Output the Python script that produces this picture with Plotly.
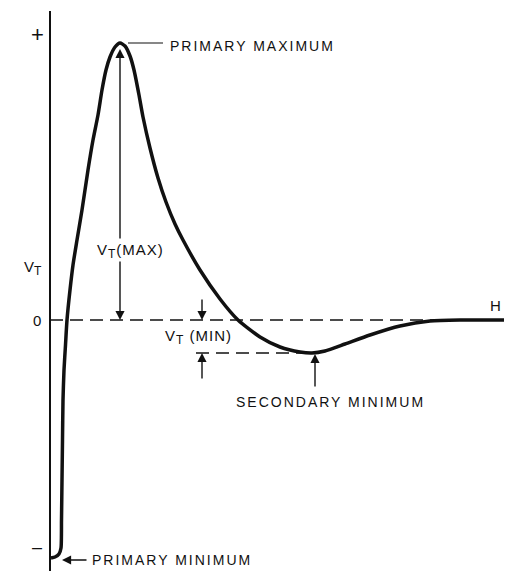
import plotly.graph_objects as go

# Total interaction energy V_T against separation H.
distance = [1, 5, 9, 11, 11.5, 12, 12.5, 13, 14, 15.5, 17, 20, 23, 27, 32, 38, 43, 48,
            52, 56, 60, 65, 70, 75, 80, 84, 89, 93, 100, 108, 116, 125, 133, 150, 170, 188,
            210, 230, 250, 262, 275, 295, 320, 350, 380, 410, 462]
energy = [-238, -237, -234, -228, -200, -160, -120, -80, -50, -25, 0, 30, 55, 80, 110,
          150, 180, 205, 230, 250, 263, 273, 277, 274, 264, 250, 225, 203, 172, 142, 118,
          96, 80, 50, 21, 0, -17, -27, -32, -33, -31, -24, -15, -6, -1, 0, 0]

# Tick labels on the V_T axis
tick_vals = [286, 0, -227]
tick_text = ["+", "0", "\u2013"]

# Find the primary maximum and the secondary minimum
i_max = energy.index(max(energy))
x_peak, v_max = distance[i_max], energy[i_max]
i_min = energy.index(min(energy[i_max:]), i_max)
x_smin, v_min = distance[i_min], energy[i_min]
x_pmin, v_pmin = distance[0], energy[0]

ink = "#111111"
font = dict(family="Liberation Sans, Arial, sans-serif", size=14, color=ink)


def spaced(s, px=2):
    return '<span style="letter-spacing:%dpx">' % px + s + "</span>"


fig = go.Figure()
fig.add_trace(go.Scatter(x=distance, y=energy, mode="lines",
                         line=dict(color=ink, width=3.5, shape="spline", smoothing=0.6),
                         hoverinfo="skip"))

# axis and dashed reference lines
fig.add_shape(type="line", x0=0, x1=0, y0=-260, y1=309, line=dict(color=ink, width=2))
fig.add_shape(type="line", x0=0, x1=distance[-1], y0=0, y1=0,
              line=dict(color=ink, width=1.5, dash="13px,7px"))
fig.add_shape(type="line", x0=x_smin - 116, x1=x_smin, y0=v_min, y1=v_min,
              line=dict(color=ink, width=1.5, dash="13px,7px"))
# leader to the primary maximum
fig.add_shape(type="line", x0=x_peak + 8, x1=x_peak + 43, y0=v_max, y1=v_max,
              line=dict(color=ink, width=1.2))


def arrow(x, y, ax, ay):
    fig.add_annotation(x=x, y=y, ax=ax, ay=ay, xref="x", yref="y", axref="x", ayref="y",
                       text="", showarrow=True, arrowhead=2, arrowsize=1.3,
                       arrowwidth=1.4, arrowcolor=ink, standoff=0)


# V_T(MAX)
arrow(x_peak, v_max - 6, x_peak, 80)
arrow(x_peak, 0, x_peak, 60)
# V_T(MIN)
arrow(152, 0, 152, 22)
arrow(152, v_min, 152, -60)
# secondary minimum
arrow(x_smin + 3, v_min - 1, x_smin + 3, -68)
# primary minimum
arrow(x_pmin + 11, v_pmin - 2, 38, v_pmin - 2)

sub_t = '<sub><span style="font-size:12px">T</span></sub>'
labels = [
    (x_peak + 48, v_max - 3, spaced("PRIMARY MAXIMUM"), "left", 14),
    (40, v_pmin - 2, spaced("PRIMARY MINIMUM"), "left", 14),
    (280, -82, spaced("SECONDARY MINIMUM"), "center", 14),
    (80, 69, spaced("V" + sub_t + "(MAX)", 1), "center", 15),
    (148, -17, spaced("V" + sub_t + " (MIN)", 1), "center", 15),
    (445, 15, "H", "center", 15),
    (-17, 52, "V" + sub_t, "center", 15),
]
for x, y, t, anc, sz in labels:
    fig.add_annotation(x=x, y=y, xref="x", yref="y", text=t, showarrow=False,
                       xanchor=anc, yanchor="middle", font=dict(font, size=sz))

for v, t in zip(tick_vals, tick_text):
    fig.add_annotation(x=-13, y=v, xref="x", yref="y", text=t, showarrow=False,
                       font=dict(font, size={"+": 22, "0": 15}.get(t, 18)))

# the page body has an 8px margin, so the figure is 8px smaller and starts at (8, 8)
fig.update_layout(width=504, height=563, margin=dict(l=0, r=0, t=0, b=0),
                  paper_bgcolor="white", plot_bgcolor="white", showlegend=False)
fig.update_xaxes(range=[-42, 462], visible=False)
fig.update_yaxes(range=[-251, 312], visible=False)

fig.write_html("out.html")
+++
● Task prompt:
The lines from the start of the data through the line that contains "-15, -6, -1, 0, 0]" are to be returned exactly, please, with both ends included and every picture left out.

● Expected answer:
Output the Python script that produces this picture with Plotly.
import plotly.graph_objects as go

# Total interaction energy V_T against separation H.
distance = [1, 5, 9, 11, 11.5, 12, 12.5, 13, 14, 15.5, 17, 20, 23, 27, 32, 38, 43, 48,
            52, 56, 60, 65, 70, 75, 80, 84, 89, 93, 100, 108, 116, 125, 133, 150, 170, 188,
            210, 230, 250, 262, 275, 295, 320, 350, 380, 410, 462]
energy = [-238, -237, -234, -228, -200, -160, -120, -80, -50, -25, 0, 30, 55, 80, 110,
          150, 180, 205, 230, 250, 263, 273, 277, 274, 264, 250, 225, 203, 172, 142, 118,
          96, 80, 50, 21, 0, -17, -27, -32, -33, -31, -24, -15, -6, -1, 0, 0]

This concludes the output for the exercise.